Reference: Problem Primer for the Olympiad by C. R. Pranesachar, et al. Prism Books
Five men A, B, C, D, E are wearing caps of black or white colour without each knowing the colour of his own cap. It is known that a man wearing a black cap always speaks the truth while a man wearing a white cap always lies. If they make the following statements, find the colour of the cap worn by each of them:
A: I see three black and one white cap.
B: I see four white caps.
C: I see one black and three white caps.
D: I see four black caps.
Suppose E is wearing a white cap:
Then, D is lying and hence must be wearing a white cap. Since D and E both have white caps, A is lying and hence, he must be wearing white cap. If C is speaking truth, then C must be wearing a black cap and B must be wearing a black cap as observed by C. But, then B must observe a black cap on C. Hence, B must be lying. This implies that B is wearing a white cap which is a contradiction to C’s statement.

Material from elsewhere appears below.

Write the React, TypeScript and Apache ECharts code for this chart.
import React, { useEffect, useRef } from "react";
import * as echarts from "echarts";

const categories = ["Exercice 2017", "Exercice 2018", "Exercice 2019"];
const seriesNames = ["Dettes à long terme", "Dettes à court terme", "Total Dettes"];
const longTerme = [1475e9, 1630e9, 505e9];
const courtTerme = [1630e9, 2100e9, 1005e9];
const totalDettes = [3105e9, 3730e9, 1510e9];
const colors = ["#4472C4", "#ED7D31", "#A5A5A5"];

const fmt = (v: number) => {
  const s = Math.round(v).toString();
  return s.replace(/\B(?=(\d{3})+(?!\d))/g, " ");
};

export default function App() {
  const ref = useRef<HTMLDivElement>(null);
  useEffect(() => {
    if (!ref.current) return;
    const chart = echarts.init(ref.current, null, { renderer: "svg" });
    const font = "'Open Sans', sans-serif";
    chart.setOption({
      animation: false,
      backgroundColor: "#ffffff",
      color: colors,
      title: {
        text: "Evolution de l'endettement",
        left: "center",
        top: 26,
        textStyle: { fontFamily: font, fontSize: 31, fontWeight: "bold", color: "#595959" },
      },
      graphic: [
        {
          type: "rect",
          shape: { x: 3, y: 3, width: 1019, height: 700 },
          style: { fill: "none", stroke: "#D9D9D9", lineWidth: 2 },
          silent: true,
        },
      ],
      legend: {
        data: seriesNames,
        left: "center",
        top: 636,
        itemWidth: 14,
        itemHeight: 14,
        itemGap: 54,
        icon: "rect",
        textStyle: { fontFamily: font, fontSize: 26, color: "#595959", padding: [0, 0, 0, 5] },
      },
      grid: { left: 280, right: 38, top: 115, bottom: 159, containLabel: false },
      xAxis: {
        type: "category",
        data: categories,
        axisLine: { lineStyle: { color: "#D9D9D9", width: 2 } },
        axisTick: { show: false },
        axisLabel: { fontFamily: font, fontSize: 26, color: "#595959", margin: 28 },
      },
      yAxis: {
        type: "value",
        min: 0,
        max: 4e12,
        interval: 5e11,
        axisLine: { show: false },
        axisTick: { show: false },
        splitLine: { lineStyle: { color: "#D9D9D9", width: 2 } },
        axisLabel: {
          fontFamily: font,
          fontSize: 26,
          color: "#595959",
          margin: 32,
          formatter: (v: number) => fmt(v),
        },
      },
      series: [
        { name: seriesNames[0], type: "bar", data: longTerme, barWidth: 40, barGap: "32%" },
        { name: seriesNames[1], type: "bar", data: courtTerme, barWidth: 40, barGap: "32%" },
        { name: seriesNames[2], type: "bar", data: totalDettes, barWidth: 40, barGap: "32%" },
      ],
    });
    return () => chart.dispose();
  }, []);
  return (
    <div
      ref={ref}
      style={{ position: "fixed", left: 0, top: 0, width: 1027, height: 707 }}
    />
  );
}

On the other hand, if C is lying, then C must be wearing a white cap. Thus, A, C, D and E are wearing white caps which makes B’s statement true. But, then B must be wearing a black cap and this makes C statement correct.
Thus, E must be wearing a black cap. This implies that B is lying and hence, must be having a white cap. But, then D is lying and hence, must be having a white cap since B and D have white caps. A is not saying the truth. Hence, A must be wearing a white cap. These together imply that C is truthful. Hence, C must be wearing a black cap. Thus, we have the following distribution:
A: white cap; B: white cap; C: black cap; D: white cap; E: black cap.
Hope you enjoyed it! There can be some other approaches too starting with some other assumption(s).